Exercise brief
Your task is to output the listing word for word, with pictures excluded.

═══ Records to use

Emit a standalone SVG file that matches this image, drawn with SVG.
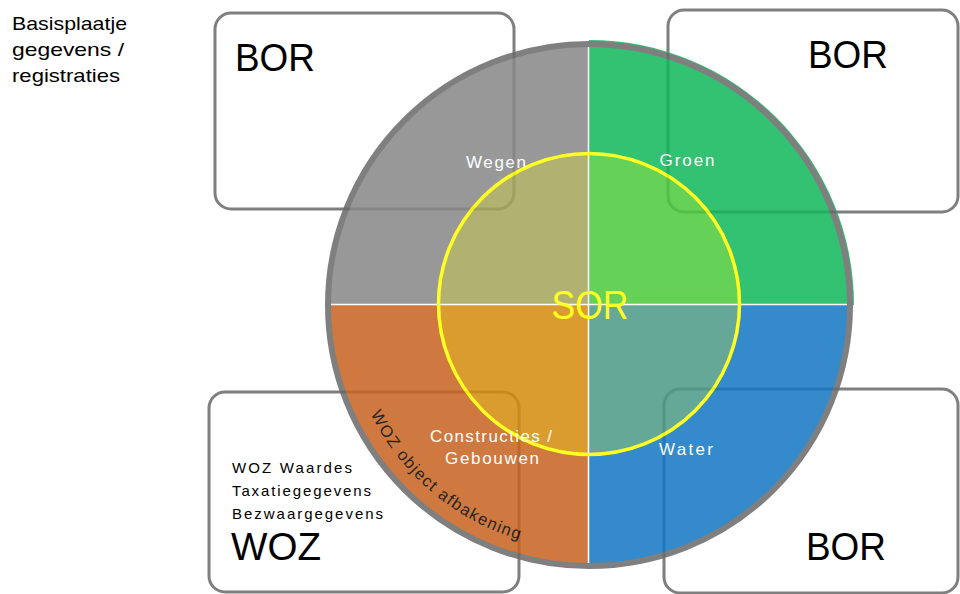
<svg xmlns="http://www.w3.org/2000/svg" width="960" height="594" viewBox="0 0 960 594">
<style>
.box{fill:#fff;stroke:#7f7f7f;stroke-width:3}
.big{font-family:"Liberation Sans",Arial,sans-serif;font-size:39px;fill:#000}
.lab{font-family:"Liberation Sans",Arial,sans-serif;font-size:17px;fill:#fff;text-anchor:middle}
.small{font-family:"Liberation Sans",Arial,sans-serif;font-size:15px;fill:#000}
.title{font-family:"Liberation Sans",Arial,sans-serif;font-size:19px;fill:#000}
.div{stroke:#fff;stroke-width:1.5}
</style>
<defs>
<path id="arc" d="M362.8,396.4 A245,245 0 0 0 567.7,549.1" fill="none"/>
</defs>
<g id="legend">
<text class="title" x="12" y="30" textLength="115" lengthAdjust="spacingAndGlyphs">Basisplaatje</text>
<text class="title" x="12" y="56" textLength="112" lengthAdjust="spacingAndGlyphs">gegevens /</text>
<text class="title" x="12" y="82" textLength="108" lengthAdjust="spacingAndGlyphs">registraties</text>
</g>
<g id="bor-topleft">
<rect class="box" x="215" y="13" width="299" height="196" rx="16"/>
<text class="big" x="235" y="71" textLength="80" lengthAdjust="spacingAndGlyphs">BOR</text>
</g>
<g id="bor-topright">
<rect class="box" x="668" y="10" width="290" height="202" rx="16"/>
<text class="big" x="808" y="68" textLength="80" lengthAdjust="spacingAndGlyphs">BOR</text>
</g>
<g id="bor-bottomright">
<rect class="box" x="664" y="389" width="294" height="204" rx="16"/>
<text class="big" x="806" y="560" textLength="80" lengthAdjust="spacingAndGlyphs">BOR</text>
</g>
<g id="woz">
<rect class="box" x="209" y="392" width="310" height="200" rx="16"/>
<text class="small" x="232" y="473" textLength="120" lengthAdjust="spacing">WOZ Waardes</text>
<text class="small" x="232" y="496" textLength="139" lengthAdjust="spacing">Taxatiegegevens</text>
<text class="small" x="232" y="519" textLength="151" lengthAdjust="spacing">Bezwaargegevens</text>
<text class="big" x="231" y="560" textLength="90" lengthAdjust="spacingAndGlyphs">WOZ</text>
</g>
<g id="circle" opacity="0.86">
<path d="M589,305 L327,305 A262,262 0 0 1 589,43 Z" fill="#888888"/>
<path d="M589,305 L589,40 A265,265 0 0 1 854,305 Z" fill="#12b75b"/>
<path d="M589,305 L851,305 A262,262 0 0 1 589,567 Z" fill="#1478c3"/>
<path d="M589,305 L589,567 A262,262 0 0 1 327,305 Z" fill="#c86421"/>
<path d="M589,304 L439,304 A150,150 0 0 1 589,154 Z" fill="#a5a55c"/>
<path d="M589,304 L589,154 A150,150 0 0 1 739,304 Z" fill="#4dca3c"/>
<path d="M589,304 L739,304 A150,150 0 0 1 589,454 Z" fill="#4d9a86"/>
<path d="M589,304 L589,454 A150,150 0 0 1 439,304 Z" fill="#d68c0e"/>
<line class="div" x1="328" y1="304.5" x2="851" y2="304.5"/>
<line class="div" x1="588.5" y1="45" x2="588.5" y2="566"/>
<circle cx="589" cy="304" r="150.5" fill="none" stroke="#ffff00" stroke-width="3.5"/>
<circle cx="589" cy="305" r="261" fill="none" stroke="#6b6b6b" stroke-width="6"/>
<text class="lab" x="496" y="168" textLength="60" lengthAdjust="spacing">Wegen</text>
<text class="lab" x="687" y="166" textLength="55" lengthAdjust="spacing">Groen</text>
<text class="lab" x="491" y="442" textLength="122" lengthAdjust="spacing">Constructies /</text>
<text class="lab" x="492" y="464" textLength="94" lengthAdjust="spacing">Gebouwen</text>
<text class="lab" x="686" y="455" textLength="54" lengthAdjust="spacing">Water</text>
<text x="590" y="319" font-family="Liberation Sans,Arial,sans-serif" font-size="40" fill="#ffff00" text-anchor="middle" textLength="77" lengthAdjust="spacingAndGlyphs">SOR</text>
<text font-family="Liberation Sans,Arial,sans-serif" font-size="16.5" fill="#000"><textPath href="#arc" startOffset="19" textLength="200" lengthAdjust="spacing">WOZ object afbakening</textPath></text>
</g>
</svg>
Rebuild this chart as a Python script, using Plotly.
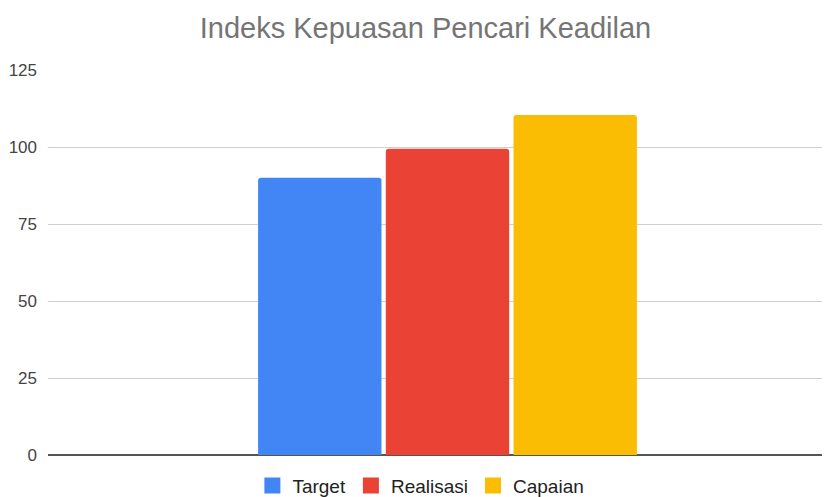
import plotly.graph_objects as go

categories = [""]
series_names = ["Target", "Realisasi", "Capaian"]
target = [90]
realisasi = [99.4]
capaian = [110.4]
tick_vals = [0, 25, 50, 75, 100, 125]
tick_text = ["0", "25", "50", "75", "100", "125"]

colors = ["#4285F4", "#EA4335", "#FBBC04"]
values = [target, realisasi, capaian]

fig = go.Figure()
for name, vals, col in zip(series_names, values, colors):
    fig.add_trace(go.Bar(x=[0], y=vals, name=name, showlegend=False,
                         marker=dict(color=col, line=dict(width=0))))
# legend keys as square markers
for name, col in zip(series_names, colors):
    fig.add_trace(go.Scatter(x=[None], y=[None], mode="markers", name=name,
                             marker=dict(symbol="square", size=17, color=col)))

FONT = "Liberation Sans, Arial, sans-serif"
fig.update_layout(
    width=830, height=497,
    margin=dict(l=40, r=0, t=62, b=50, autoexpand=False),
    paper_bgcolor="white", plot_bgcolor="white",
    barmode="group", bargap=0.515, bargroupgap=0.034, barcornerradius=3,
    title=dict(text="Indeks Kepuasan Pencari Keadilan", x=0.503, xanchor="center", y=0.96, yanchor="middle",
               font=dict(family=FONT, size=29, color="#757575")),
    font=dict(family=FONT),
    xaxis=dict(range=[-0.5057, 0.4943], showticklabels=False, showgrid=False, zeroline=False, showline=False,
               automargin=False),
    yaxis=dict(range=[0, 125], tickvals=tick_vals, ticktext=tick_text, showgrid=True, gridcolor="#d0d0d0",
               gridwidth=1, zeroline=True, zerolinecolor="#555555", zerolinewidth=1.5, automargin=False,
               tickfont=dict(family=FONT, size=17, color="#444444"), ticklabelstandoff=10, showline=False),
    legend=dict(orientation="h", x=0.472, xanchor="center", y=-0.03, yanchor="top",
                font=dict(family=FONT, size=19, color="#222222"), itemwidth=30),
    showlegend=True,
)

fig.write_html("out.html")
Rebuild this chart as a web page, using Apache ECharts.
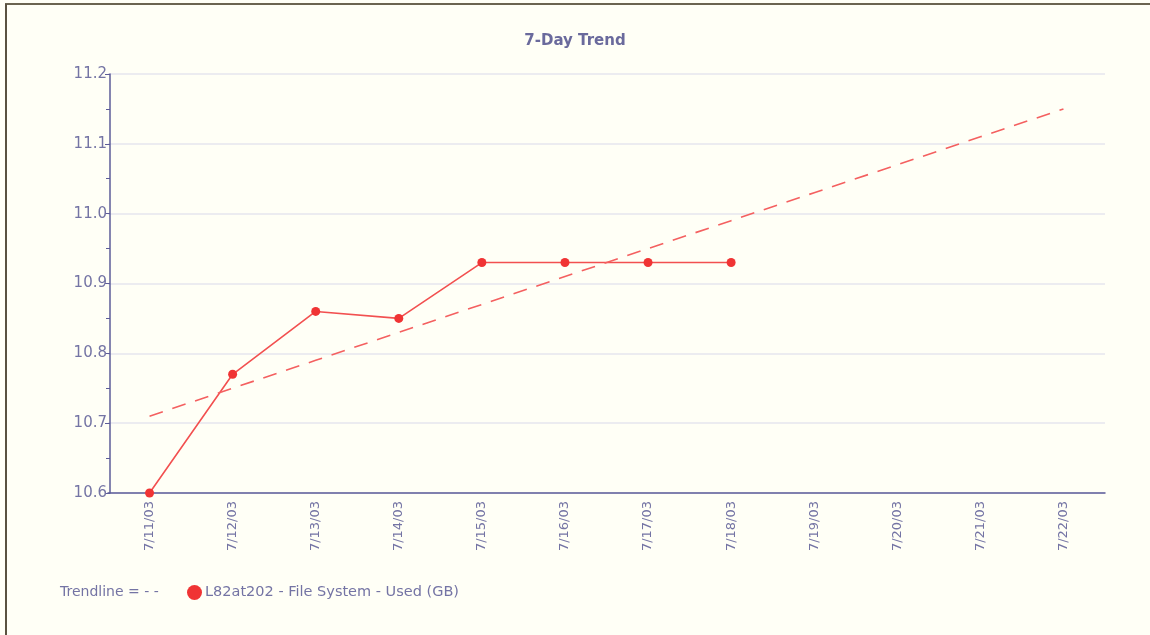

══════

Result of this exercise
Emit a standalone SVG file that matches this image, drawn with SVG.
<svg xmlns="http://www.w3.org/2000/svg" width="960" height="594" viewBox="0 0 960 594">
<style>
.box{fill:#fff;stroke:#7f7f7f;stroke-width:3}
.big{font-family:"Liberation Sans",Arial,sans-serif;font-size:39px;fill:#000}
.lab{font-family:"Liberation Sans",Arial,sans-serif;font-size:17px;fill:#fff;text-anchor:middle}
.small{font-family:"Liberation Sans",Arial,sans-serif;font-size:15px;fill:#000}
.title{font-family:"Liberation Sans",Arial,sans-serif;font-size:19px;fill:#000}
.div{stroke:#fff;stroke-width:1.5}
</style>
<defs>
<path id="arc" d="M362.8,396.4 A245,245 0 0 0 567.7,549.1" fill="none"/>
</defs>
<g id="legend">
<text class="title" x="12" y="30" textLength="115" lengthAdjust="spacingAndGlyphs">Basisplaatje</text>
<text class="title" x="12" y="56" textLength="112" lengthAdjust="spacingAndGlyphs">gegevens /</text>
<text class="title" x="12" y="82" textLength="108" lengthAdjust="spacingAndGlyphs">registraties</text>
</g>
<g id="bor-topleft">
<rect class="box" x="215" y="13" width="299" height="196" rx="16"/>
<text class="big" x="235" y="71" textLength="80" lengthAdjust="spacingAndGlyphs">BOR</text>
</g>
<g id="bor-topright">
<rect class="box" x="668" y="10" width="290" height="202" rx="16"/>
<text class="big" x="808" y="68" textLength="80" lengthAdjust="spacingAndGlyphs">BOR</text>
</g>
<g id="bor-bottomright">
<rect class="box" x="664" y="389" width="294" height="204" rx="16"/>
<text class="big" x="806" y="560" textLength="80" lengthAdjust="spacingAndGlyphs">BOR</text>
</g>
<g id="woz">
<rect class="box" x="209" y="392" width="310" height="200" rx="16"/>
<text class="small" x="232" y="473" textLength="120" lengthAdjust="spacing">WOZ Waardes</text>
<text class="small" x="232" y="496" textLength="139" lengthAdjust="spacing">Taxatiegegevens</text>
<text class="small" x="232" y="519" textLength="151" lengthAdjust="spacing">Bezwaargegevens</text>
<text class="big" x="231" y="560" textLength="90" lengthAdjust="spacingAndGlyphs">WOZ</text>
</g>
<g id="circle" opacity="0.86">
<path d="M589,305 L327,305 A262,262 0 0 1 589,43 Z" fill="#888888"/>
<path d="M589,305 L589,40 A265,265 0 0 1 854,305 Z" fill="#12b75b"/>
<path d="M589,305 L851,305 A262,262 0 0 1 589,567 Z" fill="#1478c3"/>
<path d="M589,305 L589,567 A262,262 0 0 1 327,305 Z" fill="#c86421"/>
<path d="M589,304 L439,304 A150,150 0 0 1 589,154 Z" fill="#a5a55c"/>
<path d="M589,304 L589,154 A150,150 0 0 1 739,304 Z" fill="#4dca3c"/>
<path d="M589,304 L739,304 A150,150 0 0 1 589,454 Z" fill="#4d9a86"/>
<path d="M589,304 L589,454 A150,150 0 0 1 439,304 Z" fill="#d68c0e"/>
<line class="div" x1="328" y1="304.5" x2="851" y2="304.5"/>
<line class="div" x1="588.5" y1="45" x2="588.5" y2="566"/>
<circle cx="589" cy="304" r="150.5" fill="none" stroke="#ffff00" stroke-width="3.5"/>
<circle cx="589" cy="305" r="261" fill="none" stroke="#6b6b6b" stroke-width="6"/>
<text class="lab" x="496" y="168" textLength="60" lengthAdjust="spacing">Wegen</text>
<text class="lab" x="687" y="166" textLength="55" lengthAdjust="spacing">Groen</text>
<text class="lab" x="491" y="442" textLength="122" lengthAdjust="spacing">Constructies /</text>
<text class="lab" x="492" y="464" textLength="94" lengthAdjust="spacing">Gebouwen</text>
<text class="lab" x="686" y="455" textLength="54" lengthAdjust="spacing">Water</text>
<text x="590" y="319" font-family="Liberation Sans,Arial,sans-serif" font-size="40" fill="#ffff00" text-anchor="middle" textLength="77" lengthAdjust="spacingAndGlyphs">SOR</text>
<text font-family="Liberation Sans,Arial,sans-serif" font-size="16.5" fill="#000"><textPath href="#arc" startOffset="19" textLength="200" lengthAdjust="spacing">WOZ object afbakening</textPath></text>
</g>
</svg>
Rebuild this chart as a Python script, using Plotly.
import plotly.graph_objects as go

categories = [""]
series_names = ["Target", "Realisasi", "Capaian"]
target = [90]
realisasi = [99.4]
capaian = [110.4]
tick_vals = [0, 25, 50, 75, 100, 125]
tick_text = ["0", "25", "50", "75", "100", "125"]

colors = ["#4285F4", "#EA4335", "#FBBC04"]
values = [target, realisasi, capaian]

fig = go.Figure()
for name, vals, col in zip(series_names, values, colors):
    fig.add_trace(go.Bar(x=[0], y=vals, name=name, showlegend=False,
                         marker=dict(color=col, line=dict(width=0))))
# legend keys as square markers
for name, col in zip(series_names, colors):
    fig.add_trace(go.Scatter(x=[None], y=[None], mode="markers", name=name,
                             marker=dict(symbol="square", size=17, color=col)))

FONT = "Liberation Sans, Arial, sans-serif"
fig.update_layout(
    width=830, height=497,
    margin=dict(l=40, r=0, t=62, b=50, autoexpand=False),
    paper_bgcolor="white", plot_bgcolor="white",
    barmode="group", bargap=0.515, bargroupgap=0.034, barcornerradius=3,
    title=dict(text="Indeks Kepuasan Pencari Keadilan", x=0.503, xanchor="center", y=0.96, yanchor="middle",
               font=dict(family=FONT, size=29, color="#757575")),
    font=dict(family=FONT),
    xaxis=dict(range=[-0.5057, 0.4943], showticklabels=False, showgrid=False, zeroline=False, showline=False,
               automargin=False),
    yaxis=dict(range=[0, 125], tickvals=tick_vals, ticktext=tick_text, showgrid=True, gridcolor="#d0d0d0",
               gridwidth=1, zeroline=True, zerolinecolor="#555555", zerolinewidth=1.5, automargin=False,
               tickfont=dict(family=FONT, size=17, color="#444444"), ticklabelstandoff=10, showline=False),
    legend=dict(orientation="h", x=0.472, xanchor="center", y=-0.03, yanchor="top",
                font=dict(family=FONT, size=19, color="#222222"), itemwidth=30),
    showlegend=True,
)

fig.write_html("out.html")
Rebuild this chart as a web page, using Apache ECharts.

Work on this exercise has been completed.